# Drinks Thursday 29th...Belgian Beer Bar



## Jim's_a_Thai_Fox (Jan 26, 2009)

Hi there,
Brand new to this forum, but an old timer in Dubai (since August 08 )

Met some lovely people last Thursday at The Crowne Plaza, Festival City and had some nice beer too, so why not "come on down' this week?

(this time, we can maybe even book a table???)

Cheers guys and gals,

James


----------



## Jim's_a_Thai_Fox (Jan 26, 2009)

That sounds great James, I'll bring along a load of interesting/friendly/attractive people...

...that's the spirit, why not pop down?


----------



## dizzyizzy (Mar 30, 2008)

are u talking to yourself james?


----------



## Jim's_a_Thai_Fox (Jan 26, 2009)

Me? No, not at all....

So, you coming down then????


----------



## dizzyizzy (Mar 30, 2008)

not quite sure yet but if I do I'll make sure I bring my extremely interesting and totally irresistible friends with me!!


----------



## Lucysky (Jan 21, 2009)

Umm... Yeah, James, talking to yourself is certain to scare everyone off.

And as I said before, lack of a feminine nickname will attract a considerably smaller crowd than one by someone like... oh, say Nicola, for example.


----------



## Jim's_a_Thai_Fox (Jan 26, 2009)

I hereby change my name to "BustyBritishBabe"... now, is anyone coming?


----------



## bigdave (Oct 22, 2008)

never met a lady named jim before!!!


----------



## mazdaRX8 (Jul 13, 2008)

bigdave said:


> never met a lady named jim before!!!



I have... was the cheapest one out of the line up =P


----------



## Yana (Jan 29, 2009)

Hi all,

I am new to Dubai and am looking to meet some people... are newbees welcome to these drinks?? =) I can wear a belt as a skirt!! only kidding! 

Thanks

Yana


----------



## gnomes (Sep 8, 2008)

What about Nelsons? Tonight 21.30 onwards. In Al Barsha, next door to JLT, great atmosphere.


----------



## Jim's_a_Thai_Fox (Jan 26, 2009)

Hi Yana,

Mais bien sur!! Newbies are welcome (says he posting for the 5th time!)... how big is this belt exactly...?

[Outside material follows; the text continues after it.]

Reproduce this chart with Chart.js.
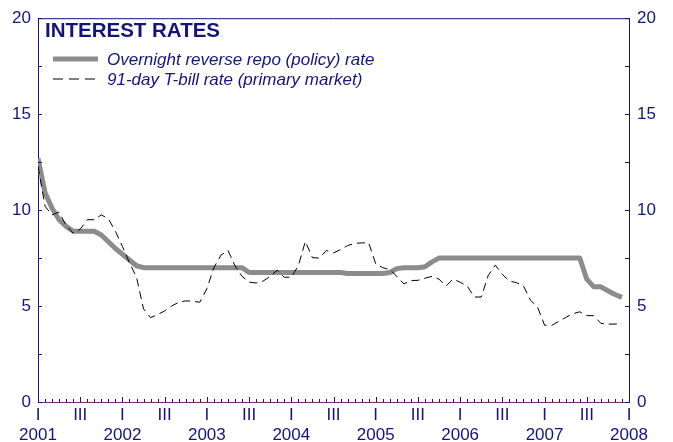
<!DOCTYPE html>
<html><head><meta charset="utf-8">
<script src="https://cdn.jsdelivr.net/npm/chart.js@4.4.1/dist/chart.umd.min.js"></script>
<style>html,body{margin:0;padding:0;background:#fff;overflow:hidden}#wrap{width:673px;height:442px;position:relative}canvas{display:block}</style>
</head><body><div id="wrap"><canvas id="c" width="673" height="442" style="width:673px;height:442px"></canvas></div>
<script>
// Monthly observations, Jan 2001 .. Dec 2007
const years = ['2001','2002','2003','2004','2005','2006','2007','2008'];
const halfYearLabels = ['I', 'III'];
const yTicks = [0, 5, 10, 15, 20];
const titleText = 'INTEREST RATES';
const seriesNames = ['Overnight reverse repo (policy) rate', '91-day T-bill rate (primary market)'];

const policyRate = [
  12.7, 10.9, 10.1, 9.5, 9.15, 8.9, 8.9, 8.9, 8.9, 8.7, 8.35, 8.0,
  7.7, 7.4, 7.1, 7.0, 7.0, 7.0, 7.0, 7.0, 7.0, 7.0, 7.0, 7.0,
  7.0, 7.0, 7.0, 7.0, 7.0, 7.0, 6.75, 6.75, 6.75, 6.75, 6.75, 6.75,
  6.75, 6.75, 6.75, 6.75, 6.75, 6.75, 6.75, 6.75, 6.7, 6.7, 6.7, 6.7,
  6.7, 6.7, 6.75, 6.95, 7.0, 7.0, 7.0, 7.05, 7.3, 7.5, 7.5, 7.5,
  7.5, 7.5, 7.5, 7.5, 7.5, 7.5, 7.5, 7.5, 7.5, 7.5, 7.5, 7.5,
  7.5, 7.5, 7.5, 7.5, 7.5, 7.5, 6.4, 6.0, 6.0, 5.8, 5.6, 5.45
];
const tbillRate = [
  12.3, 10.2, 9.75, 9.9, 9.2, 8.8, 9.0, 9.5, 9.5, 9.75, 9.55, 8.9,
  8.1, 7.26, 6.5, 4.85, 4.4, 4.55, 4.75, 5.0, 5.2, 5.27, 5.25, 5.2,
  5.9, 7.0, 7.65, 7.9, 7.1, 6.55, 6.25, 6.2, 6.3, 6.55, 6.87, 6.5,
  6.5, 7.1, 8.37, 7.52, 7.5, 7.9, 7.77, 7.94, 8.15, 8.27, 8.29, 8.3,
  7.2, 7.0, 6.9, 6.55, 6.15, 6.33, 6.34, 6.45, 6.55, 6.4, 6.04, 6.41,
  6.24, 6.05, 5.47, 5.47, 6.6, 7.13, 6.65, 6.3, 6.22, 6.05, 5.3, 4.95,
  4.0, 3.99, 4.2, 4.4, 4.6, 4.7, 4.5, 4.5, 4.1, 4.06, 4.06, 4.1
];

const NAVY = '#14147a';
const FONT = '"Liberation Sans", Arial, sans-serif';
const toXY = arr => arr.map((v, i) => ({x: i, y: v}));

const decor = {
  id: 'decor',
  afterDraw(chart) {
    const ctx = chart.ctx, a = chart.chartArea;
    const xs = chart.scales.x, yl = chart.scales.y;
    ctx.save();
    ctx.strokeStyle = NAVY; ctx.lineWidth = 1;
    ctx.beginPath(); ctx.moveTo(a.left, a.top + 0.5); ctx.lineTo(a.right, a.top + 0.5); ctx.stroke();
    for (let v = 0; v <= 20; v += 2.5) {
      const py = Math.round(yl.getPixelForValue(v)) + 0.5;
      ctx.beginPath();
      ctx.moveTo(a.left, py); ctx.lineTo(a.left + 4, py);
      ctx.moveTo(a.right - 4, py); ctx.lineTo(a.right, py);
      ctx.stroke();
    }
    for (let m = 0; m <= years.length * 12 - 12; m++) {
      const px = Math.round(xs.getPixelForValue(m)) + 0.5;
      const len = (m % 6 === 0) ? 5 : 3;
      ctx.beginPath(); ctx.moveTo(px, a.bottom); ctx.lineTo(px, a.bottom - len); ctx.stroke();
    }
    ctx.fillStyle = NAVY;
    ctx.font = 'bold 20.5px ' + FONT;
    ctx.textBaseline = 'alphabetic';
    ctx.textAlign = 'left';
    ctx.fillText(titleText, 45, 37);
    const ds = chart.data.datasets;
    const rows = [65, 85];
    ds.forEach((d, i) => {
      const ly = rows[i] - 6;
      ctx.save();
      ctx.strokeStyle = d.borderColor; ctx.lineWidth = d.borderWidth;
      ctx.setLineDash(d.borderDash ? [10, 6] : []);
      ctx.lineCap = 'butt';
      ctx.beginPath(); ctx.moveTo(53, ly); ctx.lineTo(98, ly); ctx.stroke();
      ctx.restore();
      ctx.fillStyle = NAVY;
      ctx.font = 'italic 17px ' + FONT;
      ctx.fillText(d.label, 107, rows[i]);
    });
    ctx.restore();
  }
};

new Chart(document.getElementById('c'), {
  type: 'line',
  data: {
    datasets: [
      { label: seriesNames[0], data: toXY(policyRate), borderColor: '#8c8c8c', borderWidth: 5,
        pointRadius: 0, tension: 0, borderCapStyle: 'butt', borderJoinStyle: 'round', order: 1 },
      { label: seriesNames[1], data: toXY(tbillRate), borderColor: '#000000', borderWidth: 1,
        borderDash: [8, 5], pointRadius: 0, tension: 0, order: 0 }
    ]
  },
  options: {
    responsive: false, animation: false, devicePixelRatio: 1,
    layout: { padding: { top: 11, left: 0, right: 0, bottom: 0 } },
    plugins: { legend: { display: false }, tooltip: { enabled: false }, title: { display: false } },
    scales: {
      x: {
        type: 'linear', min: 0, max: (years.length - 1) * 12,
        grid: { display: false, drawTicks: false },
        border: { display: true, color: '#7a2a6e', width: 1 },
        afterFit: s => { s.height = 40; },
        afterBuildTicks: s => { s.ticks = []; for (let m = 0; m <= (years.length - 1) * 12; m += 6) s.ticks.push({ value: m }); },
        ticks: {
          color: NAVY, padding: 3, maxRotation: 0, autoSkip: false,
          font: { family: FONT, size: 17, lineHeight: 1.18 },
          callback: v => (v % 12 === 0) ? [halfYearLabels[0], years[v / 12]] : [halfYearLabels[1], '']
        }
      },
      y: {
        position: 'left', min: 0, max: 20,
        afterBuildTicks: s => { s.ticks = yTicks.map(v => ({ value: v })); },
        grid: { display: false, drawTicks: false },
        border: { display: true, color: NAVY, width: 1 },
        afterFit: s => { s.width = 38; },
        ticks: { color: NAVY, padding: 7, font: { family: FONT, size: 17 } }
      },
      y2: {
        position: 'right', min: 0, max: 20,
        afterBuildTicks: s => { s.ticks = yTicks.map(v => ({ value: v })); },
        grid: { display: false, drawTicks: false },
        border: { display: true, color: NAVY, width: 1 },
        afterFit: s => { s.width = 44; },
        ticks: { color: NAVY, padding: 8, font: { family: FONT, size: 17 } }
      }
    }
  },
  plugins: [decor]
});
</script>
</body></html>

I will be there from about 8.30, most likely sitting at the bar by my lonesome... i'll wear a big, floppy hat and a red flower in my right lapel so you can notice me - come over and say 'hi'.

See ya there


----------



## Jim's_a_Thai_Fox (Jan 26, 2009)

Senor gnomes,
Where in Al Barsha is Nelson's? I live near the MoE... is it in a hotel one would assume..?
I live in Al Barsha and would like to know of a good place for a beverage that doesn't involve a 50 AED taxi ride 

cheers

James


----------



## Lucysky (Jan 21, 2009)

Jim's_a_Thai_Fox said:


> Senor gnomes,
> a good place for a beverage that doesn't involve a 50 AED taxi ride


Well that would be just in the Kempinski then. Countless number of long islands consumed so far and no complaints.


----------



## Jim's_a_Thai_Fox (Jan 26, 2009)

OK Lucy, I look forward to meeting you in the Kempinski for several Long Islands  any bar in particular?


----------